— start of Extracted data —

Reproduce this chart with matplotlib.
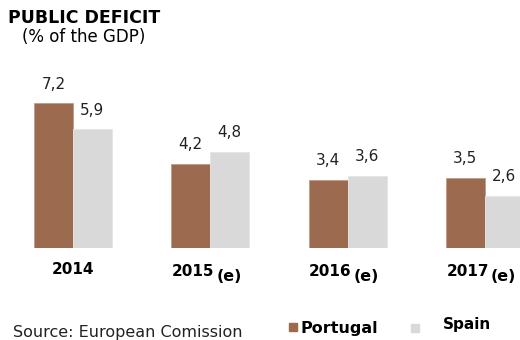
import matplotlib.pyplot as plt
import numpy as np
from matplotlib.patches import Rectangle

# dados do défice público (% do PIB)
years = ["2014", "2015", "2016", "2017"]
estimate = ["", "(e)", "(e)", "(e)"]
portugal = [7.2, 4.2, 3.4, 3.5]
spain = [5.9, 4.8, 3.6, 2.6]

brown = "#9C6A4E"
grey = "#D9D9D9"

plt.rcParams['font.family'] = ['DejaVu Sans']

W, H = 520, 340
fig = plt.figure(figsize=(W / 100, H / 100), dpi=100)

# eixo ocupa toda a largura; base das barras a 92 px do fundo
ax = fig.add_axes([0, 92 / H, 1, 188 / H])
x = np.arange(len(years))
bw = 0.284
ax.set_xlim(-73 / 137.3, 447 / 137.3)
ax.set_ylim(0, 188 / 20.1)
ax.axis('off')

b1 = ax.bar(x - bw / 2, portugal, bw, color=brown, edgecolor="#C09A84", linewidth=0.6)
b2 = ax.bar(x + bw / 2, spain, bw, color=grey, edgecolor="#E6E6E6", linewidth=0.6)

for bars, vals in ((b1, portugal), (b2, spain)):
    for r, v in zip(bars, vals):
        ax.annotate(f"{v:.1f}".replace(".", ","),
                    (r.get_x() + r.get_width() / 2, v),
                    xytext=(0, 13.5), textcoords="offset points",
                    ha="center", va="center", fontsize=11, color="#222222")

# rótulos dos anos, com o "(e)" ligeiramente abaixo
for xi, yr, est in zip(x, years, estimate):
    if est:
        ax.annotate(yr, (xi, 0), xytext=(3, -17), textcoords="offset points",
                    ha="right", va="center", fontsize=11, fontweight="bold")
        ax.annotate(est, (xi, 0), xytext=(4.2, -20.5), textcoords="offset points",
                    ha="left", va="center", fontsize=11.5, fontweight="bold")
    else:
        ax.annotate(yr, (xi, 0), xytext=(0, -15.5), textcoords="offset points",
                    ha="center", va="center", fontsize=11, fontweight="bold")

fig.text(8 / W, 1 - 18 / H, "PUBLIC DEFICIT", fontsize=12.5, fontweight="bold",
         ha="left", va="center")
fig.text(22 / W, 1 - 37 / H, "(% of the GDP)", fontsize=12,
         ha="left", va="center")

fig.text(13 / W, 1 - 333 / H, "Source: European Comission", fontsize=11.5,
         ha="left", va="center", color="#222222")

# legenda manual
fig.patches.append(Rectangle((289 / W, 1 - 331 / H), 8 / W, 8 / H,
                             transform=fig.transFigure, color=brown))
fig.text(300 / W, 1 - 328 / H, "Portugal", fontsize=11.5, fontweight="bold",
         ha="left", va="center")
fig.patches.append(Rectangle((411 / W, 1 - 332 / H), 8 / W, 8 / H,
                             transform=fig.transFigure, color=grey))
fig.text(443 / W, 1 - 325 / H, "Spain", fontsize=11, fontweight="bold",
         ha="left", va="center")

fig.savefig("out.png", dpi=100)
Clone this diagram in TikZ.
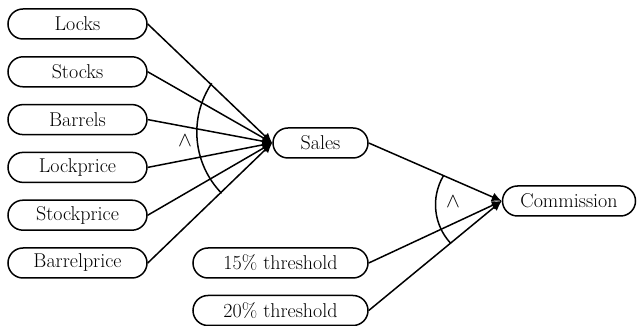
\documentclass[tikz,border=0pt]{standalone}
\usetikzlibrary{shapes.misc,arrows.meta}
\begin{document}
\begin{tikzpicture}[x=1pt,y=1pt,
  box/.style={draw, rounded rectangle, line width=1.5pt, inner sep=0pt,
    minimum height=30pt, font=\fontsize{20}{24}\selectfont},
  conn/.style={line width=1.5pt, -{Latex[length=10pt,width=9pt]}},
  andarc/.style={line width=1.5pt},
  andsym/.style={inner sep=0pt, font=\fontsize{20}{24}\selectfont}]
\useasboundingbox (0,0) rectangle (637,326);
\node[box, minimum width=139pt] (locks) at (77.5,302) {Locks};
\node[box, minimum width=139pt] (stocks) at (77.5,254.2) {Stocks};
\node[box, minimum width=139pt] (barrels) at (77.5,206.4) {Barrels};
\node[box, minimum width=139pt] (lockprice) at (77.5,158.6) {Lockprice};
\node[box, minimum width=139pt] (stockprice) at (77.5,110.8) {Stockprice};
\node[box, minimum width=139pt] (barrelprice) at (77.5,63) {Barrelprice};
\node[box, minimum width=95pt] (sales) at (320.5,183) {Sales};
\node[box, minimum width=133pt] (commission) at (569,125) {Commission};
\node[box, minimum width=175pt] (t15) at (280.5,63) {15\% threshold};
\node[box, minimum width=175pt] (t20) at (280.5,15.5) {20\% threshold};
\foreach \n in {locks,stocks,barrels,lockprice,stockprice,barrelprice}
  \draw[conn] (\n.east) -- (sales.west);
\foreach \n in {sales,t15,t20}
  \draw[conn] (\n.east) -- (commission.west);
\draw[andarc] ([shift={(146.1:87.7)}]284.5,193.8) arc[start angle=146.1, end angle=224.2, radius=87.7pt];
\draw[andarc] ([shift={(149.6:56.7)}]492.2,121.3) arc[start angle=149.6, end angle=222.9, radius=56.7pt];
\node[andsym] (and1) at (185,185) {$\wedge$};
\node[andsym] (and2) at (453,124) {$\wedge$};
\end{tikzpicture}
\end{document}
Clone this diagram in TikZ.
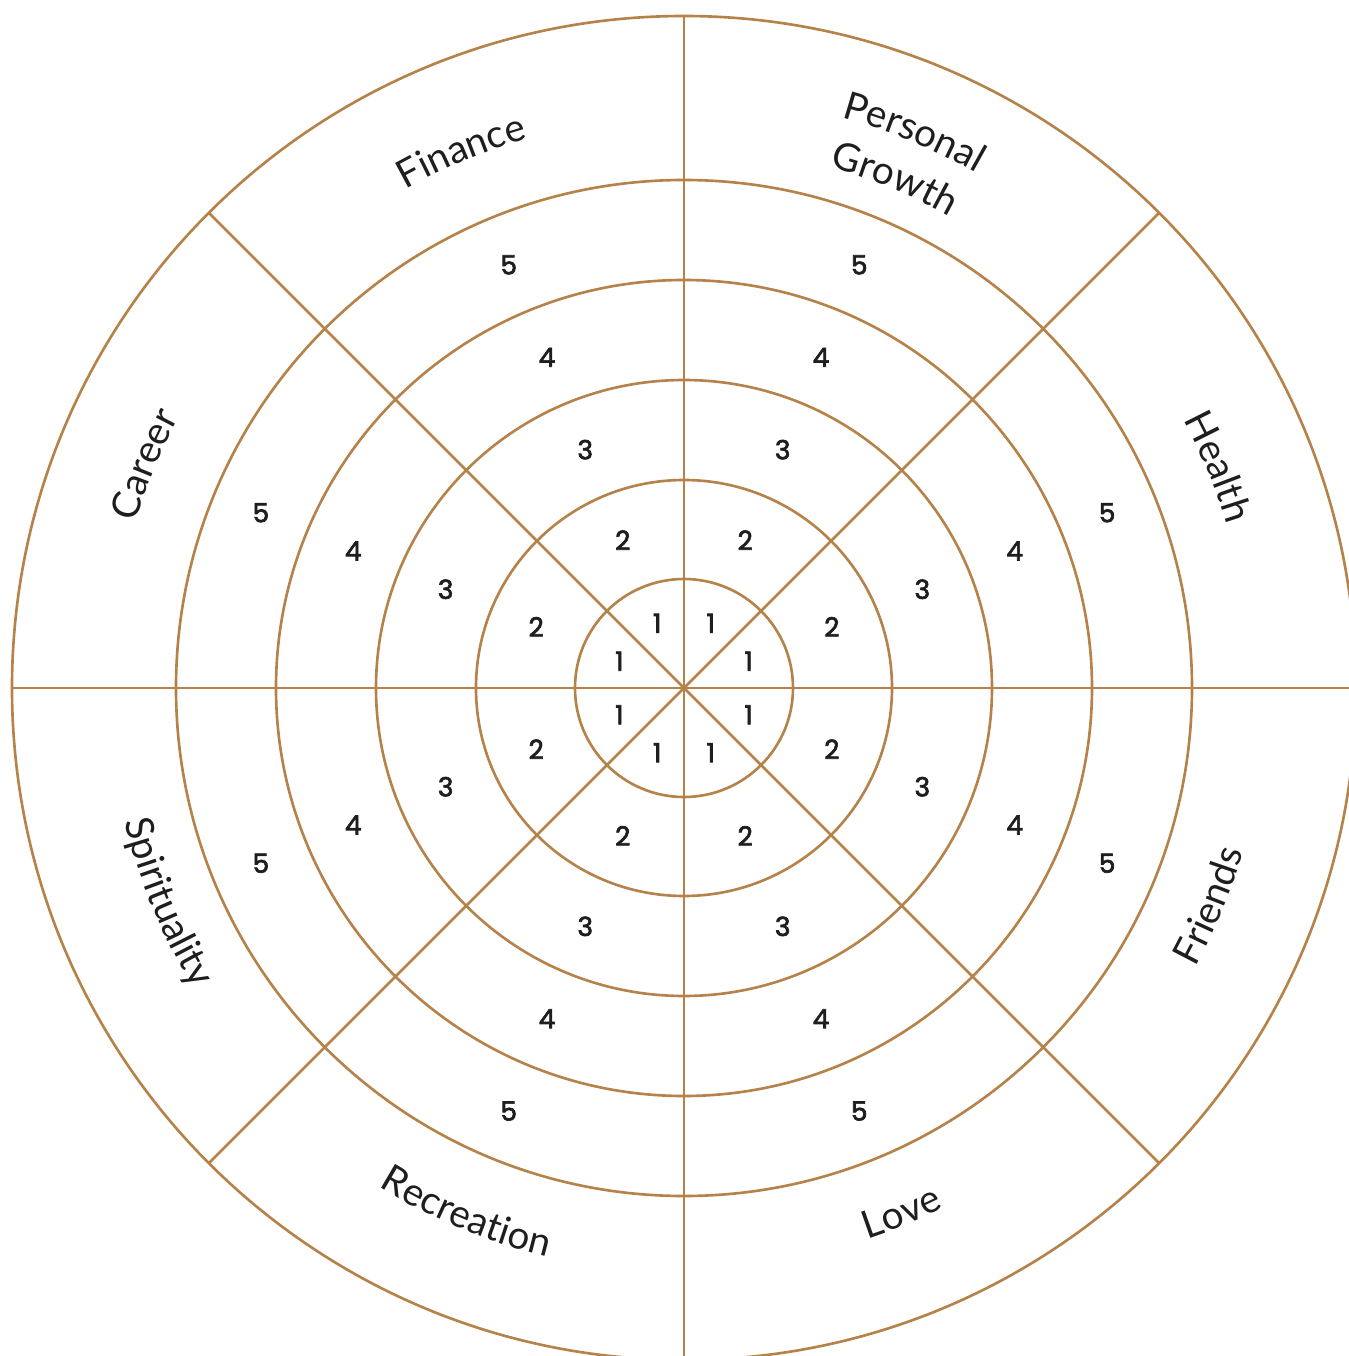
\documentclass[tikz,border=0pt]{standalone}
\usepackage{fontspec}
\usepackage{tikz}
\usetikzlibrary{decorations.text}
\newfontfamily\areafont{Lato}
\newfontfamily\numfont{Poppins}[FakeBold=2.5]
\definecolor{wheelline}{HTML}{B5824A}
\definecolor{wheeltext}{HTML}{1E1E1E}
\tikzstyle{ring} = [draw=wheelline, line width=1.5pt]
\tikzstyle{score} = [font=\numfont\fontsize{15}{15}\selectfont, text=wheeltext, inner sep=0pt]
\tikzstyle{arealabel} = [decorate, decoration={text along path, text align=center, text color=wheeltext}]
\newcommand{\areasize}{\areafont\fontsize{22}{22}\selectfont}

\begin{document}
\begin{tikzpicture}[x=0.02cm, y=0.02cm]
\useasboundingbox (-684,-668) rectangle (665,688);
\clip (-684,-668) rectangle (665,688);
\coordinate (hub) at (0,0);

% rings and spokes
\foreach \rr in {109,208,308,408,508,672}
  \draw[ring] (hub) circle[radius=\rr];
\foreach \k in {0,...,7}
  \draw[ring] (hub) -- ({45*\k}:672);

% scores
\foreach \n/\rad in {1/70,2/160,3/258,4/358,5/458}
  \foreach \k in {0,...,7}
    \node[score] (s\n-\k) at ({22.5+45*\k}:\rad) {\n};

% life areas, upper half (clockwise, letters outward)
\path[arealabel, decoration={text={|\areasize|Finance}}]
  (142.5:571) arc[start angle=142.5, end angle=82.5, radius=571];
\path[arealabel, decoration={text={|\areasize|Personal}}]
  (97.5:592) arc[start angle=97.5, end angle=37.5, radius=592];
\path[arealabel, decoration={text={|\areasize|Growth}}]
  (97.5:541) arc[start angle=97.5, end angle=37.5, radius=541];
\path[arealabel, decoration={text={|\areasize|Health}}]
  (52.5:567) arc[start angle=52.5, end angle=-7.5, radius=567];
\path[arealabel, decoration={text={|\areasize|Career}}]
  (-172.5:573) arc[start angle=-172.5, end angle=-232.5, radius=573];

% life areas, lower half (counterclockwise, letters inward)
\path[arealabel, decoration={text={|\areasize|Friends}}]
  (-52.5:583) arc[start angle=-52.5, end angle=7.5, radius=583];
\path[arealabel, decoration={text={|\areasize|Love}}]
  (-97.5:581) arc[start angle=-97.5, end angle=-37.5, radius=581];
\path[arealabel, decoration={text={|\areasize|Recreation}}]
  (-142.5:585) arc[start angle=-142.5, end angle=-82.5, radius=585];
\path[arealabel, decoration={text={|\areasize|Spirituality}}]
  (-187.5:575) arc[start angle=-187.5, end angle=-127.5, radius=575];
\end{tikzpicture}
\end{document}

— end of Extracted data —

## Work required
Leave out the pictures and repeat exactly the lines from the start of the material through the line that contains "plt.rcParams['font.family'] = ['DejaVu Sans']", both included.

## Output of the task
Reproduce this chart with matplotlib.
import matplotlib.pyplot as plt
import numpy as np
from matplotlib.patches import Rectangle

# dados do défice público (% do PIB)
years = ["2014", "2015", "2016", "2017"]
estimate = ["", "(e)", "(e)", "(e)"]
portugal = [7.2, 4.2, 3.4, 3.5]
spain = [5.9, 4.8, 3.6, 2.6]

brown = "#9C6A4E"
grey = "#D9D9D9"

plt.rcParams['font.family'] = ['DejaVu Sans']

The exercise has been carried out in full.